Experimental Setup Data Results
RF Ensemble vs Infinite-Width RF (Fig 1) Synthetic data, N=6 No perceptible difference between predictions of M=10000 ensemble and the infinite-width model
Overparameterization vs Underparameterization (Fig 2 Left) California Housing, N=12, softplus When D>N, the difference between ensemble and large model drops sharply (hockey-stick shape)
Neural Network Ensemble (Fig 2 Right) California Housing, N=12000, ReLU Neural networks also exhibit a similar hockey-stick pattern
Comparison Under Equal Parameter Budget (Fig 3 Left) RF, N=12, ReLU, D=200/member Generalization errors of ensemble and single model are almost identical as total parameters vary
NN Under Equal Parameter Budget (Fig 3 Right) 3-layer MLP, N=12000, width=256 Generalization performance of deep ensembles and larger single models are almost identical

Uncertainty Quantification Experiments (Fig 4)

Variance Type N=6, D=200, ReLU Conclusion
RF Ensemble Variance Spatially non-uniform distribution Correlated with model capacity sensitivity
GP Posterior Variance Classically larger away from data points Reflects uncertainty of data coverage
Difference Between Both Significantly different Ensemble variance ≠ Bayesian uncertainty

Smoothness Experiment of Small Ridge (Fig 5)

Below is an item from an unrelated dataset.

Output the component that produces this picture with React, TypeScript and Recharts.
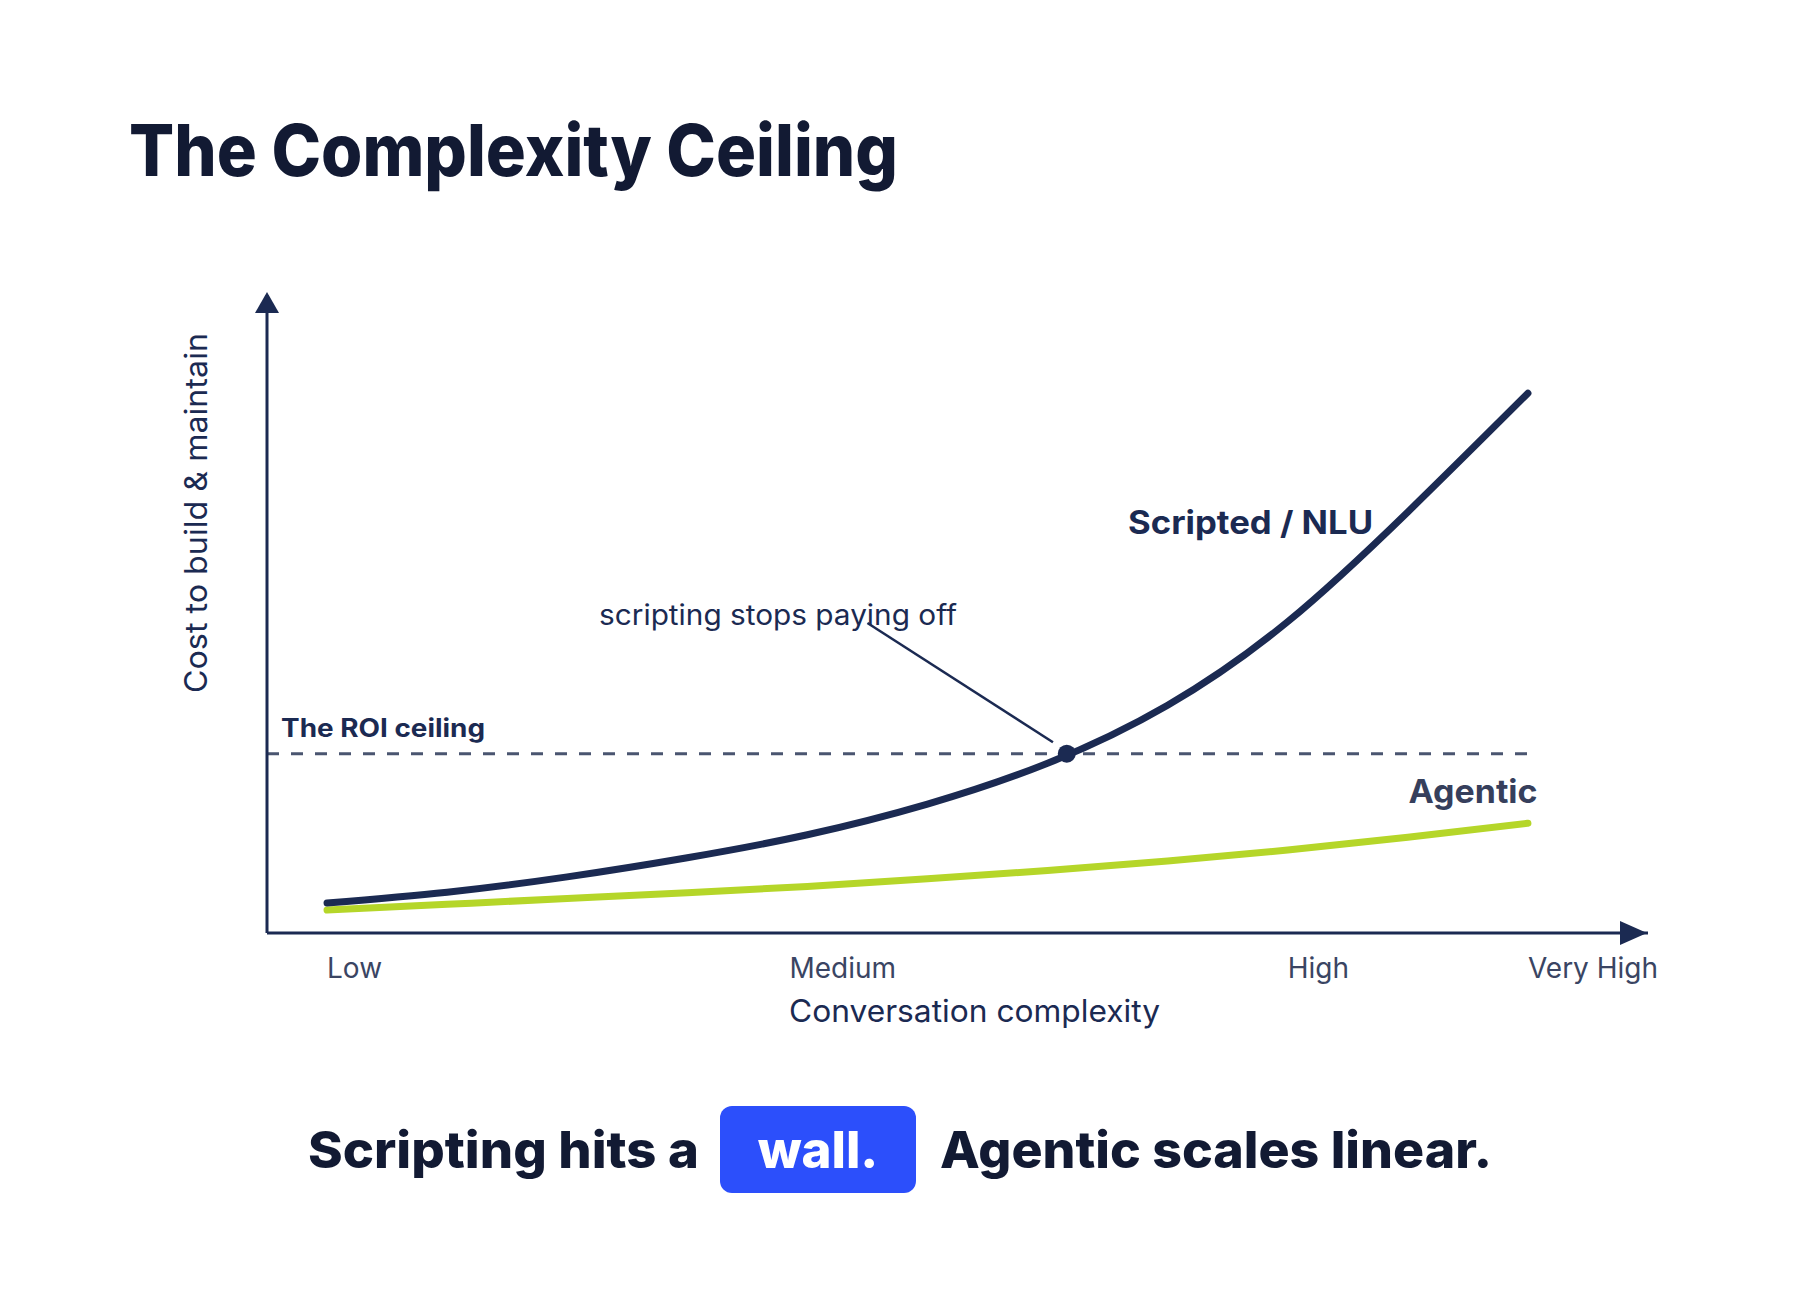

California Housing, N=12, D=200, ReLU: The ensemble-to-single-model difference grows linearly with \(\lambda\), and all 500 test points exhibit good Lipschitz continuity, validating Theorem 3.

Highlights & Insights

  1. Strong Equivalence under the Weakest Assumption: Proving the ensemble-large model equivalence requires only sub-exponential conditions, relying neither on Gaussian assumptions nor asymptotic analysis, greatly expanding the theoretical scope.
  2. Precisely Revealing the Nature of Ensemble Variance: The variance measures the "expected effect of increasing capacity" rather than uncertainty—providing the first theoretical explanation for the empirical findings in Abe et al. (2022b).
  3. The Double-Edged Sword of Gaussianity: Under Gaussian features, the ensemble variance is exactly equal to the GP posterior variance, creating the illusion of "effective" uncertainty quantification; this connection breaks once the Gaussian assumption is discarded.
  4. Dual Guarantees with Non-Asymptotic and Asymptotic Analysis: Theorem 2 provides high-probability bounds under finite parameters, while Theorem 1 covers the asymptotic limit.
  5. Clear Contrast between Underparameterization and Overparameterization: The width controls the implicit ridge parameter in the underparameterized regime, but has no effect on ensemble predictions in the overparameterized regime—this transition is intuitively illustrated by the hockey-stick shape.

Limitations & Future Work

  1. RF Models vs. Real Neural Networks: RFs only train the last layer without feature learning, failing to fully explain NN behaviors (although experiments show similar trends).
  2. Regression-Only Tasks: The theoretical analysis is limited to regression settings; generalization to classification tasks remains unclear.
  3. Technical Limitations of ReLU: ReLU does not satisfy the full-rank assumption (requiring smooth approximations like softplus), so rigorous conclusions must be obtained indirectly through limit arguments.
  4. The Practical Value of Ensembles Is Not Entirely Refuted: The paper does not deny that ensembles are useful in practice (e.g., parallel training, hyperparameter search); it merely points out that their advantages can be replicated by a larger single model.
  5. Precise Bounds for Ridge Regularization: Theorem 3 provides Lipschitz continuity but does not give an explicit constant; how large a \(\lambda\) causes the equivalence to break down in practice still requires a case-by-case analysis.
  • Deep Ensembles Work, But Are They Necessary? (Abe et al., NeurIPS 2022): The main empirical motivation for this study, which found that ensemble variance is strongly correlated with capacity sensitivity.
  • Jacot et al. (2020): Analyzed ensemble variance under Gaussian RFs; this work significantly relaxes its assumptions.
  • Adlam & Pennington (2020): High-dimensional asymptotic analysis of overparameterized RFs, relying on Gaussian universality.
  • Ruben et al. (2024): Concurrent work that also found no advantage for RF ensembles, though using optimal ridge tuning and Gaussian assumptions.
  • Neal (1996), Williams (1996): Classical connection between infinitely wide NNs and GPs; this paper distinguishes ensembles from GPs based on this foundation.

Rating

  • Novelty: ⭐⭐⭐⭐ — Unifies the ensemble-single model equivalence theory under the weakest assumptions, revealing the non-uncertainty nature of ensemble variance.
  • Experimental Thoroughness: ⭐⭐⭐⭐ — Mutually validating RF and NN experiments across multiple activation functions and datasets, though lacking large-scale NN experiments.
  • Writing Quality: ⭐⭐⭐⭐⭐ — Precise theoretical formulations, clear intuitive explanations, beautiful illustrations, and the hockey-stick plot is highly intuitive.
  • Value: ⭐⭐⭐⭐ — Provides a solid theoretical foundation for whether ensembles are still needed in the era of large models, offering an important warning to the practice of uncertainty quantification.